Patricia Beaumont. Yes, we went to the beach. I wasn’t able to stay at the beach very long because I had skin that burnt very quickly. At Balmoral, on Sirius Cove, they had a shark proof net there. You could only swim when the tide was in. The tide brought in all sorts of things including some dead rats and all sorts of terrible things. But we lived just above the top of that. We used to run down the steps to Sirius Cove and we had picnics down there.

There wasn’t very much money after my father died. We caught a tram to Balmoral, and went down the very pretty way – down almost like a small mountain. And then when we went down to The Spit, we were occasionally taken down to Narrabeen to pick raspberries, or blackberries, and when we got to The Spit we went over in a punt, and also on a punt to North Sydney, to the city too. There was no bridge.

Rosemary Christmas.

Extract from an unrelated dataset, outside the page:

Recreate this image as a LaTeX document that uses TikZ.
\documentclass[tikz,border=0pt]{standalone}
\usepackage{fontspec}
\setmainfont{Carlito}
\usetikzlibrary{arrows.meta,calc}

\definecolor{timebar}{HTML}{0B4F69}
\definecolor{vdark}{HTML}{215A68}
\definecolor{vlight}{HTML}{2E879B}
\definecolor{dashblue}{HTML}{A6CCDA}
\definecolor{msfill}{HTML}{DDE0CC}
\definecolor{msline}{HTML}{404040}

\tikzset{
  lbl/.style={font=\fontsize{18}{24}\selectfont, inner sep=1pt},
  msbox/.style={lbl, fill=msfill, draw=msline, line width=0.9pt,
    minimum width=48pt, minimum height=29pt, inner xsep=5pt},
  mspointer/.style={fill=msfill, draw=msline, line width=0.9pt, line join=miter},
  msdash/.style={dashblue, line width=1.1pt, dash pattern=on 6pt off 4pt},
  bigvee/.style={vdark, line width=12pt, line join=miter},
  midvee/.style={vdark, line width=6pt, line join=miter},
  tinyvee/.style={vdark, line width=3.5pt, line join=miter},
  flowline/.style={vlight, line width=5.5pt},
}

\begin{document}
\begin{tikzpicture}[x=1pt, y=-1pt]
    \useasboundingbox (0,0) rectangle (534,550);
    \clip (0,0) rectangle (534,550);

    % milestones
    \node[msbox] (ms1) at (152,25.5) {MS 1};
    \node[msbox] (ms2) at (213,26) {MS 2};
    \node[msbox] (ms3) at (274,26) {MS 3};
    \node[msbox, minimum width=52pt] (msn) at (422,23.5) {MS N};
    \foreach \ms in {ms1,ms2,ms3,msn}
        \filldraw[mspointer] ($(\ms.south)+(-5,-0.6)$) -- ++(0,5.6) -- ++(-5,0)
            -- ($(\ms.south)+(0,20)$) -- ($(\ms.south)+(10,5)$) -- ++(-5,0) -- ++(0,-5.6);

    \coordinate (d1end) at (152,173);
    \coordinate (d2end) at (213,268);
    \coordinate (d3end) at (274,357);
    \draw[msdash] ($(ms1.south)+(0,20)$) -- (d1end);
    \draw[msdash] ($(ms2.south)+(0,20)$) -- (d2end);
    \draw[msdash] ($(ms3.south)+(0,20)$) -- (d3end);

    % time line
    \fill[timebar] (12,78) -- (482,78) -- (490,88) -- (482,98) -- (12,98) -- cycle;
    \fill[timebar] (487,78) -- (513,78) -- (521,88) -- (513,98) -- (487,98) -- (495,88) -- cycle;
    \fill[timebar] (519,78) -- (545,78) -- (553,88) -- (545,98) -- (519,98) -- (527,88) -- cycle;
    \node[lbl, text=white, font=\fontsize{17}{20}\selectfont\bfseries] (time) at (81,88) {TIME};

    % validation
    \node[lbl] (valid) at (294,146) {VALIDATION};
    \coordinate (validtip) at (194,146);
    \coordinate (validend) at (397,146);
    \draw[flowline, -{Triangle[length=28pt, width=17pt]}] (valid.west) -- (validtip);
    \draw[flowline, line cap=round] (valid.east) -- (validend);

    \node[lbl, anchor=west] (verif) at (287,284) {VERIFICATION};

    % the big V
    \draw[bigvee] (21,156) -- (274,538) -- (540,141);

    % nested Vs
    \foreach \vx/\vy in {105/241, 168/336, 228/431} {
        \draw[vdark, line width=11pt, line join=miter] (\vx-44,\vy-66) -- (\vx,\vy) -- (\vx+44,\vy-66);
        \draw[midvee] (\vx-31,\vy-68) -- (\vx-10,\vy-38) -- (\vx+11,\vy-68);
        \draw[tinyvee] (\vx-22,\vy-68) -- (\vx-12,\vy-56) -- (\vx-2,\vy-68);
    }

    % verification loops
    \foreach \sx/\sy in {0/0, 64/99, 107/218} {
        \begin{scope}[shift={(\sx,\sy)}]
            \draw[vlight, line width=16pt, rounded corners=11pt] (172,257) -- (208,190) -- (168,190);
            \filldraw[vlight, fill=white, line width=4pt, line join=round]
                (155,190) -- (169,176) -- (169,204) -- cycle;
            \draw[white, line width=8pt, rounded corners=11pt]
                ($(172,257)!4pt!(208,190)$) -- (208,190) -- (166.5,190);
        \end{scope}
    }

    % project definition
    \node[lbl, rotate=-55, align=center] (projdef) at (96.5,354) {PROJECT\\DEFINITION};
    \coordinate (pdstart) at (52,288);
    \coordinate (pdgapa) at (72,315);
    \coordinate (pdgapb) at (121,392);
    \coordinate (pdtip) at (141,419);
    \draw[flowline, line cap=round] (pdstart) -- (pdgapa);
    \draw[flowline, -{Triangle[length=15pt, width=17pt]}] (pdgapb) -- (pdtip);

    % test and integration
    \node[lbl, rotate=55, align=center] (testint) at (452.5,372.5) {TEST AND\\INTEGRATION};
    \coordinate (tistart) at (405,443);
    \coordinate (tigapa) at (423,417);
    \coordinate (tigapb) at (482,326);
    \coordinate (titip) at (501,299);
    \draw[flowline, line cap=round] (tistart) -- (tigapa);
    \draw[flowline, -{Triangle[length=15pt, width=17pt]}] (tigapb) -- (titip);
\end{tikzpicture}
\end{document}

Could cars go on the punt?

Patricia Beaumont. I think they did, well they must have, to get to the other side. The punt would have been a commercial size, oh yes it would have to. They may have had a punt especially for vehicles, I don’t know about that, but I know we went over in the punt.

Rosemary Christmas. You mentioned the Esplanade. It didn’t exist at Balmoral.

Patricia Beaumont. No, it wasn’t called that, it was called Ryries Parade, and it was a dirt road, and a lot of those homes and units built there now, they were very small unpretentious semi-cottages. Worth a lot of money now, of course. There are not many left, they’re all pulled down.

Rosemary Christmas. And the Mosman Town Hall existed in the early days.

Patricia Beaumont. The Mosman Town Hall has been altered three times. The first time, I think it was wooden, the second time – the opening was in Military Road – it was brick. The last time, it is as it is now – well I mean, there’s no Mosman Town Hall, I think it is a disgrace.

Next door to the Rectory was a little wooden cottage that went on to Raglan Street, and it was the lamplighter’s cottage. It was there for some time, and then it was taken by a member of Mosman – a well known resident, up to Warrimoo in the mountains to his country home, and the house has been there for about 30 years now. A brick place being built where this lamplighter’s cottage was.